Ketua Umum Baradatu, Herwanto Nurmansyah mengatakan, pihaknya secara resmi melaporkan 3 Hakim ke KPK, yakni M. Nazir sebagai Hakim Ketua, Efrata Happy Tarigan sebagai Hakim Anggota dan Khairulludin sebagai Hakim Anggota. "Sekarang kami menyampaikan surat secara resmi kepada KPK," kata Herwanto kepada wartawan di Gedung Merah Putih KPK, Setiabudi, Jakarta Selatan, Senin 18 November 2024.
“Kami meyakini ini bisa jadi dugaan kami akan menjadi peristiwa seperti Ronald Tannur di Surabaya jilid duanya,” jelasnya.
Herwanto menambahkan, sebelumnya pihaknya juga sudah melapor kepada Komisi Yudisial (KY) terkait putusan hakim PN Medan tersebut. "Kalau KY memanggil dan memeriksa Majelis Hakim ini, saya meyakini sangat meyakini dugaan bahwa ada pelanggaran kode etik, saya meyakini itu pasti ketemu. Cuma kalau pidananya kita belum bisa memastikan, apakah ada transaksi? Apakah ada dugaan tindak pidana korupsi?," terang Herwanto.
Herwanto mengaku curiga putusan PN Medan yang memutus onslag yang artinya ada peristiwa tapi bukan tindak pidana. Namun, Hakim tidak menjelaskan apakah surat kuasa yang dibuat terdakwa pasutri itu pemalsuan atau tidak.
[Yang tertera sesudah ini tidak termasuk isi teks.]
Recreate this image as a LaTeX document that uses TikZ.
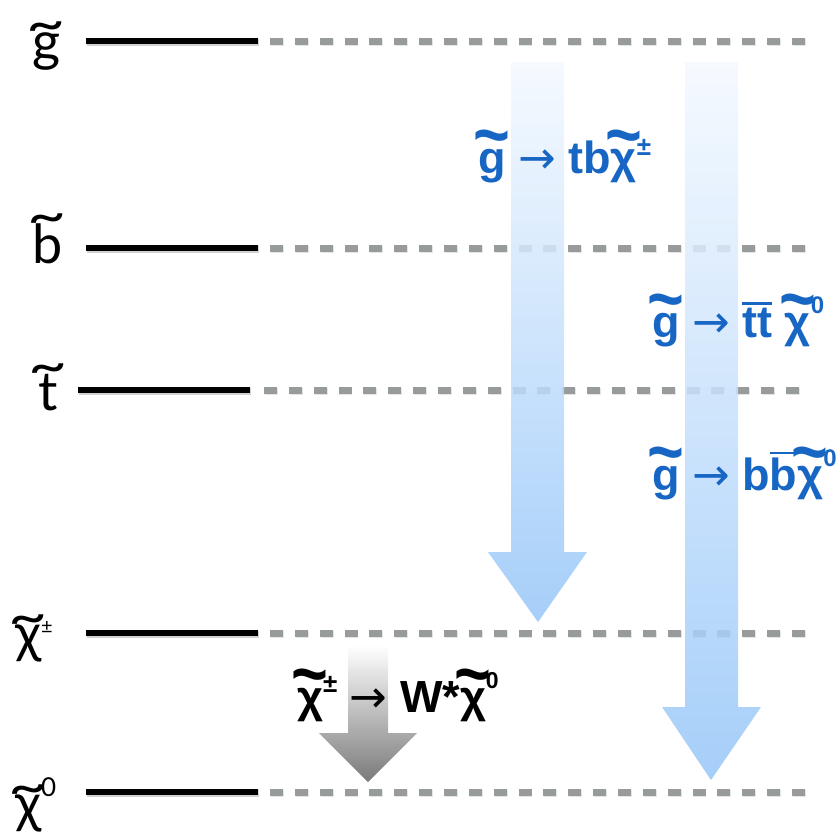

"Kalau memang majelis hakim meyakini bahwa ini bukanlah peristiwa tindak pidana, idealnya putusannya menyatakan surat ini adalah asli. Bebaskan saja orang, jangan onslag. Ya ini kan putusan onslag ini putusan banci itu," tuturnya.
Dengan tidak adanya kesimpulan terkait surat dimaksud kata Herwanto, menimbulkan analisa bahwa surat yang dibuat kedua terdakwa tersebut adalah palsu. "Nah, cuma yang dibahas disini peristiwanya bukanlah peristiwa tindak pidana. Nah, ini yang menurut kami agak kontradiktif ya, antara putusan dengan laporan. Sehingga tadi disini juga hadir NCW, ya artinya ada dugaan tindak pidana, kira-kira seperti itu," pungkasnya.
Setelah membuat laporan ke KPK, Baradatu bersama Nasional Corruption Watch (NCW) akan mengadu kepada Komisi III DPR RI di Senayan, Jakarta Pusat.